= TO BE DONE =
Quote the whole listing word for word. Do not include the pictures.

= SOURCE MATERIAL =
____________
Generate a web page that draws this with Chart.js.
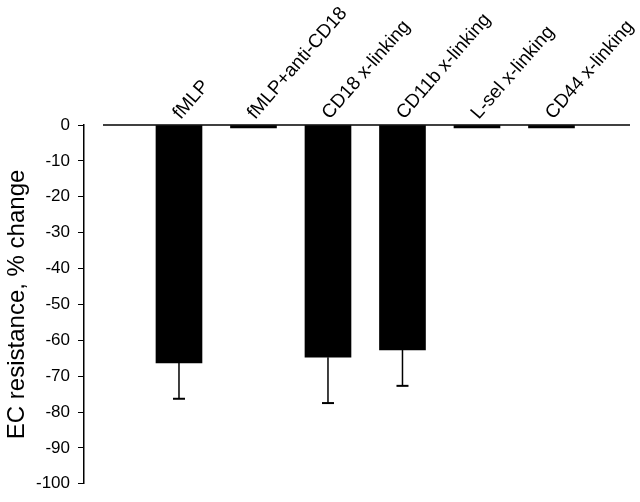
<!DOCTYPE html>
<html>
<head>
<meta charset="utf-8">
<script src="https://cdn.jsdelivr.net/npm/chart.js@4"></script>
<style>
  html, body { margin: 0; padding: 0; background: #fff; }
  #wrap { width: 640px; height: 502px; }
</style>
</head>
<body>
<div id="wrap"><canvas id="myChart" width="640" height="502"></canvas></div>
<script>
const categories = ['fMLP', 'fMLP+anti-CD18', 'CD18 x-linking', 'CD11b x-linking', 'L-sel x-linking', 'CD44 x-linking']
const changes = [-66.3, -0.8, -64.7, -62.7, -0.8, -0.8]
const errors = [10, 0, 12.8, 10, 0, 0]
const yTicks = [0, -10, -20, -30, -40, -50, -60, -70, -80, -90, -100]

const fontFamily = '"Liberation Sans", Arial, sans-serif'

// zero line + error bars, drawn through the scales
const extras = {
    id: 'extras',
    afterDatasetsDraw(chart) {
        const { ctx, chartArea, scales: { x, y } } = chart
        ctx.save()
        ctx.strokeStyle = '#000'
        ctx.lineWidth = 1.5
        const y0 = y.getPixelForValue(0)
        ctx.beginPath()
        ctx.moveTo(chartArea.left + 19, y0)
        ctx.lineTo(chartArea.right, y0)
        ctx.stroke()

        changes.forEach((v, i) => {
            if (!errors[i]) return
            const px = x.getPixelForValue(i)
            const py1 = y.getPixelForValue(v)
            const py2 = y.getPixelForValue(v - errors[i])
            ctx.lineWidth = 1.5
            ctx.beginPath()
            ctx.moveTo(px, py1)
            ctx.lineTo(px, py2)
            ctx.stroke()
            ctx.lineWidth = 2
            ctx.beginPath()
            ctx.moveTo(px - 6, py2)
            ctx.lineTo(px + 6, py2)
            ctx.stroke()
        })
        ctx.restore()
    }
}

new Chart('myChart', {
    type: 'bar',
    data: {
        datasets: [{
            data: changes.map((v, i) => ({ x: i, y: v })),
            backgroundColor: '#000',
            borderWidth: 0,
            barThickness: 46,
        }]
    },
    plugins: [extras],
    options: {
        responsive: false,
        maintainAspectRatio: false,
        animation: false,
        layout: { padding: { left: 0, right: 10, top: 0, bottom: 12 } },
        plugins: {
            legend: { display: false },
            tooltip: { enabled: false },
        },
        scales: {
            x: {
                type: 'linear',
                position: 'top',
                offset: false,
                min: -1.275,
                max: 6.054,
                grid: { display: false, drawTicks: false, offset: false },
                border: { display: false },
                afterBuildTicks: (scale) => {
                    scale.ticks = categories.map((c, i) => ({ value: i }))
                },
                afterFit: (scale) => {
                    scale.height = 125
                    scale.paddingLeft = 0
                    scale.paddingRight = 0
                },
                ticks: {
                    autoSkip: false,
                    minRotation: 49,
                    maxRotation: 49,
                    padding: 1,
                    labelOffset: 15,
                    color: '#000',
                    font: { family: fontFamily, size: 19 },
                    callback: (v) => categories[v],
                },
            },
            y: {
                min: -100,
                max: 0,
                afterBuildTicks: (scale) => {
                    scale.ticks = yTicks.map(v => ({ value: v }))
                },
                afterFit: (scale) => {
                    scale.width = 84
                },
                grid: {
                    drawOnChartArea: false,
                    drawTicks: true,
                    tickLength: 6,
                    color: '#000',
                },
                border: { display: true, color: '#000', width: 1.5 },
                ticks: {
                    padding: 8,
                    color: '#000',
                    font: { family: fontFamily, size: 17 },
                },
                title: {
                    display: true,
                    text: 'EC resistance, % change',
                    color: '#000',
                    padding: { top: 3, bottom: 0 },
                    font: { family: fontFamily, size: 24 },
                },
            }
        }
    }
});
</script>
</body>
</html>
____________
= SOLUTION =
Generate a web page that draws this with Chart.js.
<!DOCTYPE html>
<html>
<head>
<meta charset="utf-8">
<script src="https://cdn.jsdelivr.net/npm/chart.js@4"></script>
<style>
  html, body { margin: 0; padding: 0; background: #fff; }
  #wrap { width: 640px; height: 502px; }
</style>
</head>
<body>
<div id="wrap"><canvas id="myChart" width="640" height="502"></canvas></div>
<script>
const categories = ['fMLP', 'fMLP+anti-CD18', 'CD18 x-linking', 'CD11b x-linking', 'L-sel x-linking', 'CD44 x-linking']
const changes = [-66.3, -0.8, -64.7, -62.7, -0.8, -0.8]
const errors = [10, 0, 12.8, 10, 0, 0]
const yTicks = [0, -10, -20, -30, -40, -50, -60, -70, -80, -90, -100]

const fontFamily = '"Liberation Sans", Arial, sans-serif'

// zero line + error bars, drawn through the scales
const extras = {
    id: 'extras',
    afterDatasetsDraw(chart) {
        const { ctx, chartArea, scales: { x, y } } = chart
        ctx.save()
        ctx.strokeStyle = '#000'
        ctx.lineWidth = 1.5
        const y0 = y.getPixelForValue(0)
        ctx.beginPath()
        ctx.moveTo(chartArea.left + 19, y0)
        ctx.lineTo(chartArea.right, y0)
        ctx.stroke()

        changes.forEach((v, i) => {
            if (!errors[i]) return
            const px = x.getPixelForValue(i)
            const py1 = y.getPixelForValue(v)
            const py2 = y.getPixelForValue(v - errors[i])
            ctx.lineWidth = 1.5
            ctx.beginPath()
            ctx.moveTo(px, py1)
            ctx.lineTo(px, py2)
            ctx.stroke()
            ctx.lineWidth = 2
            ctx.beginPath()
            ctx.moveTo(px - 6, py2)
            ctx.lineTo(px + 6, py2)
            ctx.stroke()
        })
        ctx.restore()
    }
}

new Chart('myChart', {
    type: 'bar',
    data: {
        datasets: [{
            data: changes.map((v, i) => ({ x: i, y: v })),
            backgroundColor: '#000',
            borderWidth: 0,
            barThickness: 46,
        }]
    },
    plugins: [extras],
    options: {
        responsive: false,
        maintainAspectRatio: false,
        animation: false,
        layout: { padding: { left: 0, right: 10, top: 0, bottom: 12 } },
        plugins: {
            legend: { display: false },
            tooltip: { enabled: false },
        },
        scales: {
            x: {
                type: 'linear',
                position: 'top',
                offset: false,
                min: -1.275,
                max: 6.054,
                grid: { display: false, drawTicks: false, offset: false },
                border: { display: false },
                afterBuildTicks: (scale) => {
                    scale.ticks = categories.map((c, i) => ({ value: i }))
                },
                afterFit: (scale) => {
                    scale.height = 125
                    scale.paddingLeft = 0
                    scale.paddingRight = 0
                },
                ticks: {
                    autoSkip: false,
                    minRotation: 49,
                    maxRotation: 49,
                    padding: 1,
                    labelOffset: 15,
                    color: '#000',
                    font: { family: fontFamily, size: 19 },
                    callback: (v) => categories[v],
                },
            },
            y: {
                min: -100,
                max: 0,
                afterBuildTicks: (scale) => {
                    scale.ticks = yTicks.map(v => ({ value: v }))
                },
                afterFit: (scale) => {
                    scale.width = 84
                },
                grid: {
                    drawOnChartArea: false,
                    drawTicks: true,
                    tickLength: 6,
                    color: '#000',
                },
                border: { display: true, color: '#000', width: 1.5 },
                ticks: {
                    padding: 8,
                    color: '#000',
                    font: { family: fontFamily, size: 17 },
                },
                title: {
                    display: true,
                    text: 'EC resistance, % change',
                    color: '#000',
                    padding: { top: 3, bottom: 0 },
                    font: { family: fontFamily, size: 24 },
                },
            }
        }
    }
});
</script>
</body>
</html>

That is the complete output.